To address the performance bottlenecks in insertion and random lookup throughput of key-value (KV) stores on flash-based SSDs under high-load workloads, this paper proposes a high-performance KV storage system co-designed with flash hardware characteristics. Our approach integrates log-structured storage, fine-grained hierarchical indexing aligned with flash page/block boundaries, asynchronous I/O scheduling, and an SSD-optimized memory-mapping mechanism—collectively reducing write amplification and enhancing I/O concurrency. The key innovation lies in synchronizing index updates with data writes while aligning index granularity precisely with flash physical units, thereby fully exploiting SSD parallelism and low-latency capabilities. Evaluated on a single datacenter server, the system achieves 19.8 M insertions/sec and 23.8 M random lookups/sec—outperforming state-of-the-art KV stores by 2–5× in throughput. It is particularly suited for high-concurrency applications such as caching, session management, and distributed systems.
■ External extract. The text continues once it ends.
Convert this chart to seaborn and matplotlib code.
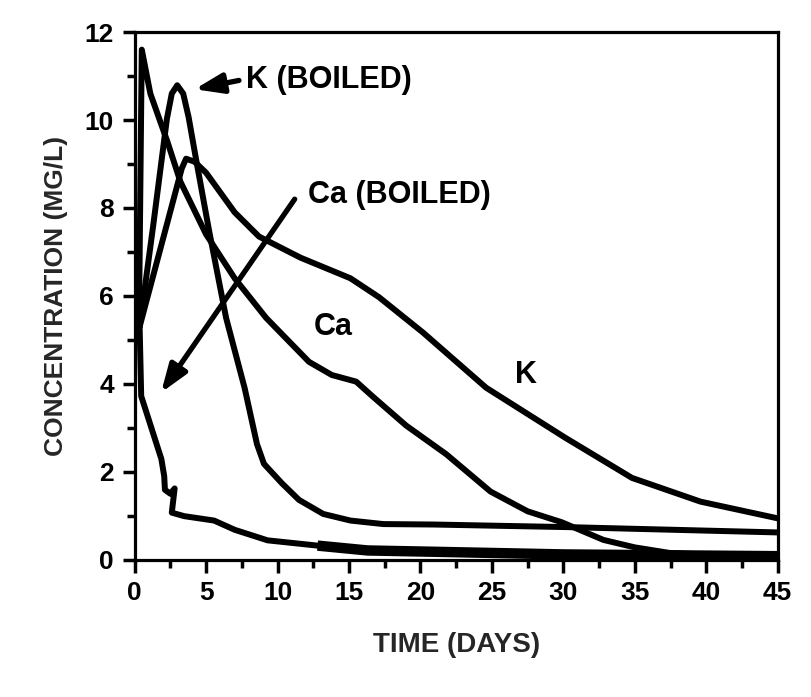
import matplotlib
matplotlib.use("Agg")
import matplotlib.pyplot as plt
import seaborn as sns
import pandas as pd

# ---- data ----
ca_days = [0.3, 0.5, 1.1, 2.3, 3.2, 5.0, 7.0, 9.2, 12.2, 13.8, 15.5, 16.7, 19.0, 21.8, 24.9, 27.5,
           29.9, 32.8, 35.0, 37.5, 41.0, 45.0]
ca_conc = [5.3, 11.6, 10.6, 9.5, 8.6, 7.4, 6.4, 5.5, 4.5, 4.2, 4.05, 3.7, 3.05, 2.4, 1.55, 1.1,
           0.85, 0.45, 0.28, 0.15, 0.1, 0.08]

k_days = [0.35, 3.3, 3.6, 4.2, 5.0, 7.0, 8.7, 11.6, 15.1, 17.1, 20.2, 24.6, 30.1, 34.8, 39.6, 45.0]
k_conc = [5.3, 8.9, 9.12, 9.05, 8.8, 7.9, 7.35, 6.87, 6.4, 5.97, 5.16, 3.91, 2.78, 1.86, 1.32, 0.94]

kb_days = [0.35, 1.3, 2.26, 2.6, 2.98, 3.4, 3.78, 4.28, 5.2, 6.4, 7.7, 8.56, 9.05, 10.3, 11.5,
           13.2, 15.1, 17.4, 20.9, 30.4, 45.0]
kb_conc = [5.3, 7.6, 10.03, 10.6, 10.79, 10.6, 10.06, 9.14, 7.5, 5.5, 3.9, 2.63, 2.18, 1.74, 1.36,
           1.04, 0.89, 0.81, 0.8, 0.74, 0.62]

cab_days = [0.35, 0.46, 1.2, 1.87, 2.07, 2.12, 2.5, 2.8, 2.6, 3.47, 5.56, 7.0, 9.3, 12.8, 16.3,
            21.0, 30.0, 45.0]
cab_conc = [5.3, 3.72, 2.97, 2.29, 1.9, 1.59, 1.5, 1.62, 1.07, 0.99, 0.89, 0.68, 0.44, 0.32, 0.21,
            0.18, 0.12, 0.08]

x_ticks = [0, 5, 10, 15, 20, 25, 30, 35, 40, 45]
y_ticks = [0, 2, 4, 6, 8, 10, 12]

sns.set_theme(style="ticks")
plt.rcParams['font.family'] = ['Liberation Sans', 'DejaVu Sans']
plt.rcParams['font.weight'] = 'bold'

fig = plt.figure(figsize=(8.11, 6.97), dpi=100)
ax = fig.add_axes([0.166, 0.197, 0.793, 0.757])

LW = 4.3
for d, c in [(ca_days, ca_conc), (k_days, k_conc), (kb_days, kb_conc), (cab_days, cab_conc)]:
    df = pd.DataFrame({"day": d, "conc": c})
    sns.lineplot(data=df, x="day", y="conc", sort=False, estimator=None,
                 color="black", lw=LW, ax=ax, legend=False,
                 solid_joinstyle="round", solid_capstyle="round")
# thick band of Ca (boiled) along the baseline
df_tail = pd.DataFrame({"day": cab_days[13:], "conc": cab_conc[13:]})
sns.lineplot(data=df_tail, x="day", y="conc", sort=False, estimator=None,
             color="black", lw=7.5, ax=ax, legend=False, solid_capstyle="butt")

ax.set_xlim(0, 45)
ax.set_ylim(0, 12)
ax.set_xticks(x_ticks)
ax.set_yticks(y_ticks)
ax.set_xticks([2.5 + 5 * i for i in range(9)], minor=True)
ax.set_yticks(list(range(1, 12, 2)), minor=True)
ax.tick_params(axis="both", which="major", direction="out", length=9, width=2.5,
               labelsize=19, color="black", labelcolor="black", pad=6)
ax.tick_params(axis="both", which="minor", direction="out", length=6, width=2.5, color="black")
for lab in ax.get_xticklabels() + ax.get_yticklabels():
    lab.set_fontweight("bold")
for s in ax.spines.values():
    s.set_visible(True)
    s.set_linewidth(2.3)
    s.set_color("black")

ax.set_xlabel("TIME (DAYS)", fontsize=20, fontweight="bold", labelpad=20)
ax.set_ylabel("CONCENTRATION (MG/L)", fontsize=19, fontweight="bold", labelpad=12)

tkw = dict(fontsize=22, fontweight="bold", color="black")
ax.text(7.8, 10.9, "K (BOILED)", ha="left", va="center", **tkw)
ax.text(12.1, 8.3, "Ca (BOILED)", ha="left", va="center", **tkw)
ax.text(13.9, 5.3, "Ca", ha="center", va="center", **tkw)
ax.text(27.4, 4.2, "K", ha="center", va="center", **tkw)

akw = dict(arrowstyle="-|>,head_length=1.4,head_width=0.5", color="black", lw=3.8,
           shrinkA=0, shrinkB=0)
ax.annotate("", xy=(4.2, 10.7), xytext=(7.3, 10.9), arrowprops=akw)
ax.annotate("", xy=(1.85, 3.8), xytext=(11.2, 8.2), arrowprops=akw)

fig.savefig("out.png", dpi=100, facecolor="white")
Key-value stores are a fundamental class of NoSQL databases that offer a simple yet powerful model for data storage and retrieval, representing information as pairs of unique keys and associated values. Their minimal structure enables exceptionally fast access times, scalability, and flexibility in storing diverse data types, making them ideal for high-performance applications such as caching, session management, and distributed systems. As modern computing increasingly demands responsiveness and scalability, key-value stores have become a critical component of the data infrastructure in both industry and research contexts. In this work, we present FlashMap, a high-performance key-value store optimized for Flash-based solid-state drives (SSDs). Experiments show that FlashMap achieves outstanding throughput, averaging 19.8 million inserts and 23.8 million random lookups per second with a 100-byte payload, all on a single data center-grade server.